------ Data ------

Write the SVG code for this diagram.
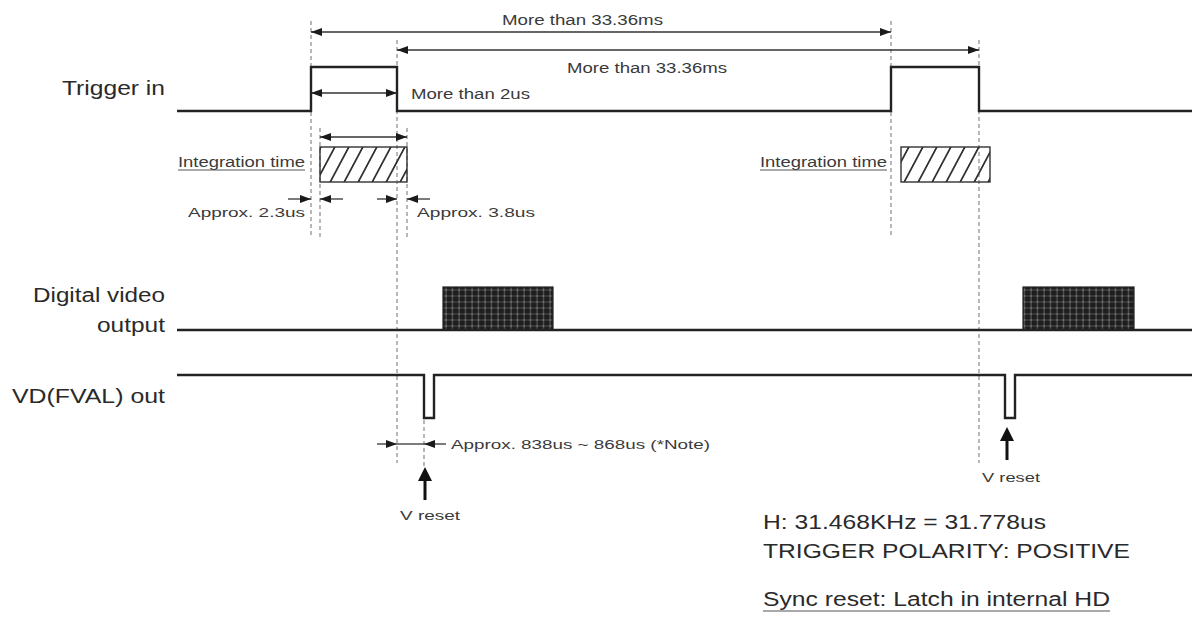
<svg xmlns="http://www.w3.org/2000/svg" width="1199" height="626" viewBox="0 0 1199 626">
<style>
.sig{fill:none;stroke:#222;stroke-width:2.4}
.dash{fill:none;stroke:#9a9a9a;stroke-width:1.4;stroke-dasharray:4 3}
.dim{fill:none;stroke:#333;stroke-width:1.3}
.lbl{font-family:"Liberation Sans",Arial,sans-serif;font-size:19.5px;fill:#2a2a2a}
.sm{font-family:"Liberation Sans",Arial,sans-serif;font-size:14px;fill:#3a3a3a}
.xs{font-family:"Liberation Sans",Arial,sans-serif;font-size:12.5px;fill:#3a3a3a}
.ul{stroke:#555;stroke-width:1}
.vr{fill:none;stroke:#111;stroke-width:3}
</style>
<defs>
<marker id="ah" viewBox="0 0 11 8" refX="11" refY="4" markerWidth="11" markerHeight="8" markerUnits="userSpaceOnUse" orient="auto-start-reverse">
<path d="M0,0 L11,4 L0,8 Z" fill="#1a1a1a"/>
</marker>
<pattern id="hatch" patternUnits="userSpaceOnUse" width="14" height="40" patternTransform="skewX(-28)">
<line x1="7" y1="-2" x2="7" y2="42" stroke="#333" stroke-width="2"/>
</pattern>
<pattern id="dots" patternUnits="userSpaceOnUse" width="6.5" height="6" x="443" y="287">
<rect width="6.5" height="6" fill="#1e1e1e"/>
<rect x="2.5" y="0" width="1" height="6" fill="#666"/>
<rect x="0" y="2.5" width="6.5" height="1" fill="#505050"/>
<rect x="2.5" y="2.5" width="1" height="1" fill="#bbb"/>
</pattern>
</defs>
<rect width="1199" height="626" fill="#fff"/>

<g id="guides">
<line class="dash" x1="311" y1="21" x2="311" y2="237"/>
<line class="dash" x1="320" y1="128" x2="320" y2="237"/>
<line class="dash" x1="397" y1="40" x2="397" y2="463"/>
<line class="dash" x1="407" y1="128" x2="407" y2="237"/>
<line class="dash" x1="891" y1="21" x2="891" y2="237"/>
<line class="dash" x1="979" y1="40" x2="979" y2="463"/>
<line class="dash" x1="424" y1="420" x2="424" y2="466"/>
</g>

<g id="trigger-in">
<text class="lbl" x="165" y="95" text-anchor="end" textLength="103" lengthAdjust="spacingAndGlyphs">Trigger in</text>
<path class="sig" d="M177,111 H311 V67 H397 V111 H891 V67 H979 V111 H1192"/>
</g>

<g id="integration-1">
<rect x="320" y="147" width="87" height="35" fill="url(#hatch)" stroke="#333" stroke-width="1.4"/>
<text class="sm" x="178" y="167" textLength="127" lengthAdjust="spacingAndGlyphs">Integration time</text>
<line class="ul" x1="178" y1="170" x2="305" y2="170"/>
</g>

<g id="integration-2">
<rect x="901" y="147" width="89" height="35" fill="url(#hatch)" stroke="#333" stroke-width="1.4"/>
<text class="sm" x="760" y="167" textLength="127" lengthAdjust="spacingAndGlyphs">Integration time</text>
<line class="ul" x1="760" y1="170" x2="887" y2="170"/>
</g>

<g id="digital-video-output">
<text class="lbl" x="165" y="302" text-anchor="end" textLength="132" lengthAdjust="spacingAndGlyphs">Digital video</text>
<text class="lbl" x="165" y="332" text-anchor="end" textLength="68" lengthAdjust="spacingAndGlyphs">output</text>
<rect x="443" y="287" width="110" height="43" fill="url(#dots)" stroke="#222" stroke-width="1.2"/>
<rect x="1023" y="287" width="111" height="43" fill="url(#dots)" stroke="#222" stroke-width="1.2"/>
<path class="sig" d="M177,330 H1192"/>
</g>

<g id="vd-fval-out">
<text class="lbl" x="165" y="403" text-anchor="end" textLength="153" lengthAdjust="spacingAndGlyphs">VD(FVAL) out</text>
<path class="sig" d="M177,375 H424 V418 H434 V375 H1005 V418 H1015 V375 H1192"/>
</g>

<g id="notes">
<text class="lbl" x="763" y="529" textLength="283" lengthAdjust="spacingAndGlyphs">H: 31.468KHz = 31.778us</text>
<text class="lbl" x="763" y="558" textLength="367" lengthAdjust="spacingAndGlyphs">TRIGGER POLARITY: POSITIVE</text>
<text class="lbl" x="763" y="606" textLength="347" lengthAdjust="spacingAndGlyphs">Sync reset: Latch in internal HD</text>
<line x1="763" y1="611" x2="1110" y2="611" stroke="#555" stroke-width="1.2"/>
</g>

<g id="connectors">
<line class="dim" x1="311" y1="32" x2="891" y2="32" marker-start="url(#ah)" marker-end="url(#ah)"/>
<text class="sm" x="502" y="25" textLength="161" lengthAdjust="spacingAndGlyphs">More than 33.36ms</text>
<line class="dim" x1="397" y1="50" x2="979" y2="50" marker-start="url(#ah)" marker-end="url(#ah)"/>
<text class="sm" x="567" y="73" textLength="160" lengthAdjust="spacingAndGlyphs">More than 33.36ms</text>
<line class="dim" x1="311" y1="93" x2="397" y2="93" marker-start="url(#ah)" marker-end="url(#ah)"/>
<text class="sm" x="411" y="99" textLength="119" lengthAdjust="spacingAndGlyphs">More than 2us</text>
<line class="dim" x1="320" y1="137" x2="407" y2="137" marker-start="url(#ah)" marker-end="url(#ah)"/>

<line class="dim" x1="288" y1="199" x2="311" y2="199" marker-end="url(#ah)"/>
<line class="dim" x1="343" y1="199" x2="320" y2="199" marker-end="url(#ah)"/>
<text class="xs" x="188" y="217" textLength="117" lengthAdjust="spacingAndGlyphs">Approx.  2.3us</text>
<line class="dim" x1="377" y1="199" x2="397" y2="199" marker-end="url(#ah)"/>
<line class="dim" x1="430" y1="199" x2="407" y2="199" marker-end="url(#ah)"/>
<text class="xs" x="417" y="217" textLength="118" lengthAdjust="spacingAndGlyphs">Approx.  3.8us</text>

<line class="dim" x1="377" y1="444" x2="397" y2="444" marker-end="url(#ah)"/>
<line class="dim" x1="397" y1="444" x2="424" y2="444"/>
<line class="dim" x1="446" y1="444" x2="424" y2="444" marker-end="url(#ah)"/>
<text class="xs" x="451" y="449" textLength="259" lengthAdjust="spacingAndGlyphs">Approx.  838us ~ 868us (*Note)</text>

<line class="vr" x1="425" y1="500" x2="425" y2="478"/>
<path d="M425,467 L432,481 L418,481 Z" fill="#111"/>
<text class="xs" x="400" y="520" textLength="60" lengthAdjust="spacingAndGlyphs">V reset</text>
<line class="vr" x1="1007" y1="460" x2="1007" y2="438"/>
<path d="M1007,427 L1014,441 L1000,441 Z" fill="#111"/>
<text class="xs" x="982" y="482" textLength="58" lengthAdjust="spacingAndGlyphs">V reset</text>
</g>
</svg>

------

■ Short exercise ■
Reproduce the full listing faithfully, but do not carry over any pictures.

■ The output ■
Write the SVG code for this diagram.
<svg xmlns="http://www.w3.org/2000/svg" width="1199" height="626" viewBox="0 0 1199 626">
<style>
.sig{fill:none;stroke:#222;stroke-width:2.4}
.dash{fill:none;stroke:#9a9a9a;stroke-width:1.4;stroke-dasharray:4 3}
.dim{fill:none;stroke:#333;stroke-width:1.3}
.lbl{font-family:"Liberation Sans",Arial,sans-serif;font-size:19.5px;fill:#2a2a2a}
.sm{font-family:"Liberation Sans",Arial,sans-serif;font-size:14px;fill:#3a3a3a}
.xs{font-family:"Liberation Sans",Arial,sans-serif;font-size:12.5px;fill:#3a3a3a}
.ul{stroke:#555;stroke-width:1}
.vr{fill:none;stroke:#111;stroke-width:3}
</style>
<defs>
<marker id="ah" viewBox="0 0 11 8" refX="11" refY="4" markerWidth="11" markerHeight="8" markerUnits="userSpaceOnUse" orient="auto-start-reverse">
<path d="M0,0 L11,4 L0,8 Z" fill="#1a1a1a"/>
</marker>
<pattern id="hatch" patternUnits="userSpaceOnUse" width="14" height="40" patternTransform="skewX(-28)">
<line x1="7" y1="-2" x2="7" y2="42" stroke="#333" stroke-width="2"/>
</pattern>
<pattern id="dots" patternUnits="userSpaceOnUse" width="6.5" height="6" x="443" y="287">
<rect width="6.5" height="6" fill="#1e1e1e"/>
<rect x="2.5" y="0" width="1" height="6" fill="#666"/>
<rect x="0" y="2.5" width="6.5" height="1" fill="#505050"/>
<rect x="2.5" y="2.5" width="1" height="1" fill="#bbb"/>
</pattern>
</defs>
<rect width="1199" height="626" fill="#fff"/>

<g id="guides">
<line class="dash" x1="311" y1="21" x2="311" y2="237"/>
<line class="dash" x1="320" y1="128" x2="320" y2="237"/>
<line class="dash" x1="397" y1="40" x2="397" y2="463"/>
<line class="dash" x1="407" y1="128" x2="407" y2="237"/>
<line class="dash" x1="891" y1="21" x2="891" y2="237"/>
<line class="dash" x1="979" y1="40" x2="979" y2="463"/>
<line class="dash" x1="424" y1="420" x2="424" y2="466"/>
</g>

<g id="trigger-in">
<text class="lbl" x="165" y="95" text-anchor="end" textLength="103" lengthAdjust="spacingAndGlyphs">Trigger in</text>
<path class="sig" d="M177,111 H311 V67 H397 V111 H891 V67 H979 V111 H1192"/>
</g>

<g id="integration-1">
<rect x="320" y="147" width="87" height="35" fill="url(#hatch)" stroke="#333" stroke-width="1.4"/>
<text class="sm" x="178" y="167" textLength="127" lengthAdjust="spacingAndGlyphs">Integration time</text>
<line class="ul" x1="178" y1="170" x2="305" y2="170"/>
</g>

<g id="integration-2">
<rect x="901" y="147" width="89" height="35" fill="url(#hatch)" stroke="#333" stroke-width="1.4"/>
<text class="sm" x="760" y="167" textLength="127" lengthAdjust="spacingAndGlyphs">Integration time</text>
<line class="ul" x1="760" y1="170" x2="887" y2="170"/>
</g>

<g id="digital-video-output">
<text class="lbl" x="165" y="302" text-anchor="end" textLength="132" lengthAdjust="spacingAndGlyphs">Digital video</text>
<text class="lbl" x="165" y="332" text-anchor="end" textLength="68" lengthAdjust="spacingAndGlyphs">output</text>
<rect x="443" y="287" width="110" height="43" fill="url(#dots)" stroke="#222" stroke-width="1.2"/>
<rect x="1023" y="287" width="111" height="43" fill="url(#dots)" stroke="#222" stroke-width="1.2"/>
<path class="sig" d="M177,330 H1192"/>
</g>

<g id="vd-fval-out">
<text class="lbl" x="165" y="403" text-anchor="end" textLength="153" lengthAdjust="spacingAndGlyphs">VD(FVAL) out</text>
<path class="sig" d="M177,375 H424 V418 H434 V375 H1005 V418 H1015 V375 H1192"/>
</g>

<g id="notes">
<text class="lbl" x="763" y="529" textLength="283" lengthAdjust="spacingAndGlyphs">H: 31.468KHz = 31.778us</text>
<text class="lbl" x="763" y="558" textLength="367" lengthAdjust="spacingAndGlyphs">TRIGGER POLARITY: POSITIVE</text>
<text class="lbl" x="763" y="606" textLength="347" lengthAdjust="spacingAndGlyphs">Sync reset: Latch in internal HD</text>
<line x1="763" y1="611" x2="1110" y2="611" stroke="#555" stroke-width="1.2"/>
</g>

<g id="connectors">
<line class="dim" x1="311" y1="32" x2="891" y2="32" marker-start="url(#ah)" marker-end="url(#ah)"/>
<text class="sm" x="502" y="25" textLength="161" lengthAdjust="spacingAndGlyphs">More than 33.36ms</text>
<line class="dim" x1="397" y1="50" x2="979" y2="50" marker-start="url(#ah)" marker-end="url(#ah)"/>
<text class="sm" x="567" y="73" textLength="160" lengthAdjust="spacingAndGlyphs">More than 33.36ms</text>
<line class="dim" x1="311" y1="93" x2="397" y2="93" marker-start="url(#ah)" marker-end="url(#ah)"/>
<text class="sm" x="411" y="99" textLength="119" lengthAdjust="spacingAndGlyphs">More than 2us</text>
<line class="dim" x1="320" y1="137" x2="407" y2="137" marker-start="url(#ah)" marker-end="url(#ah)"/>

<line class="dim" x1="288" y1="199" x2="311" y2="199" marker-end="url(#ah)"/>
<line class="dim" x1="343" y1="199" x2="320" y2="199" marker-end="url(#ah)"/>
<text class="xs" x="188" y="217" textLength="117" lengthAdjust="spacingAndGlyphs">Approx.  2.3us</text>
<line class="dim" x1="377" y1="199" x2="397" y2="199" marker-end="url(#ah)"/>
<line class="dim" x1="430" y1="199" x2="407" y2="199" marker-end="url(#ah)"/>
<text class="xs" x="417" y="217" textLength="118" lengthAdjust="spacingAndGlyphs">Approx.  3.8us</text>

<line class="dim" x1="377" y1="444" x2="397" y2="444" marker-end="url(#ah)"/>
<line class="dim" x1="397" y1="444" x2="424" y2="444"/>
<line class="dim" x1="446" y1="444" x2="424" y2="444" marker-end="url(#ah)"/>
<text class="xs" x="451" y="449" textLength="259" lengthAdjust="spacingAndGlyphs">Approx.  838us ~ 868us (*Note)</text>

<line class="vr" x1="425" y1="500" x2="425" y2="478"/>
<path d="M425,467 L432,481 L418,481 Z" fill="#111"/>
<text class="xs" x="400" y="520" textLength="60" lengthAdjust="spacingAndGlyphs">V reset</text>
<line class="vr" x1="1007" y1="460" x2="1007" y2="438"/>
<path d="M1007,427 L1014,441 L1000,441 Z" fill="#111"/>
<text class="xs" x="982" y="482" textLength="58" lengthAdjust="spacingAndGlyphs">V reset</text>
</g>
</svg>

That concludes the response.